The financial system has become more interconnected and therefore more complex during the last half-century. Globalization and technological advancements have increased the investment possibilities of firms and the number of financial products offered in the market. Enlarged investment opportunities have increased the number of bilateral exposures between financial institutions. Moreover, firms have become more connected because they share common assets in their portfolios. In his paper “Measuring interconnectedness between financial institutions with Bayesian time-varying vector autoregressions”, Marco develops a market-based measure of financial interconnectedness that can be used for monitoring financial stability. The measure allows connections, representing channels of distress (e.g., contractual obligations or common portfolio holdings), to evolve continually through time. Paired with graph theory, the framework allows reconstructing a continually evolving network of directed spillover effects. Marco uses the framework to study the evolution of interconnectedness of the US financial system over the past two decades.

Financial institutions share among each other several layers of non-trivial and non-linear relationships. For example, the network of derivative contracts can give rise to highly unpredictable outcomes, whereby small disturbances can be transformed into large losses due to the internal dynamics of the system. In another research paper, Marco studies the non-linear relationship between asset price returns of the largest financial institutions and short selling activity underlying those assets. Short selling is the sale of a security that is not owned by the seller at the time of the trade agreement. Most of the academic literature converges around the consensus that short selling has mostly positive effects. However, regulators have introduced short selling bans during times of crisis under the concern that in a falling market short selling that can exacerbate price downfalls. Rather than analyzing the relationship that occurs on average, as done by most of the literature, Marco adopts a measure of tail correlation to analyze the relationship that occurs during exceptional times.

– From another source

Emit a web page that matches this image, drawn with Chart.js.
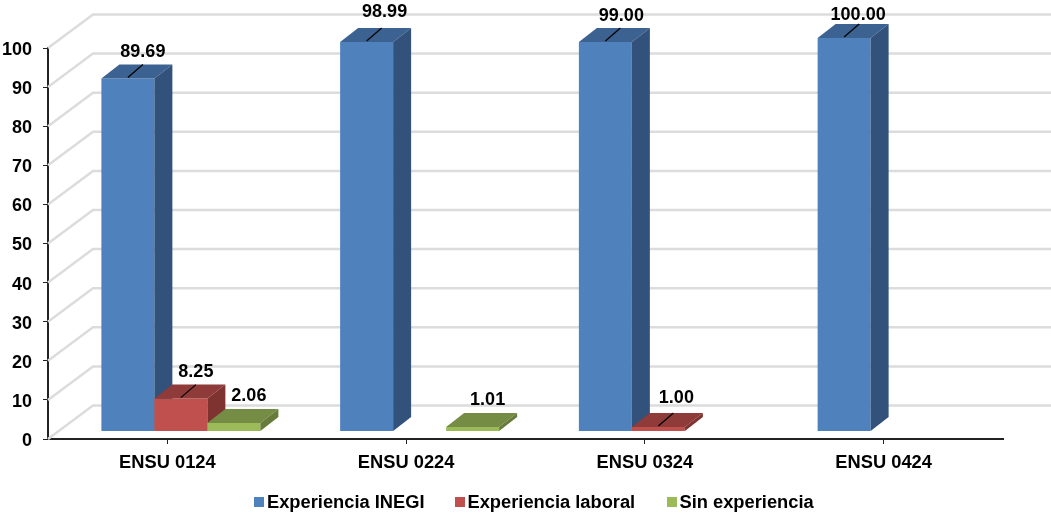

In recent work, Marco explores the relationship between asset price commonalities and short selling. Technological advances in financial markets and higher interconnectedness of economies are seen as possible causes for the increased co-movement of financial assets. It is well known that correlation varies continually through time and becomes higher during periods of crisis. In theoretical models, correlation is often modeled as an endogenous function of stocks supply and demand generated by investors. In this work, Marco aims to assess the impact of short selling activity on excess correlation of asset returns.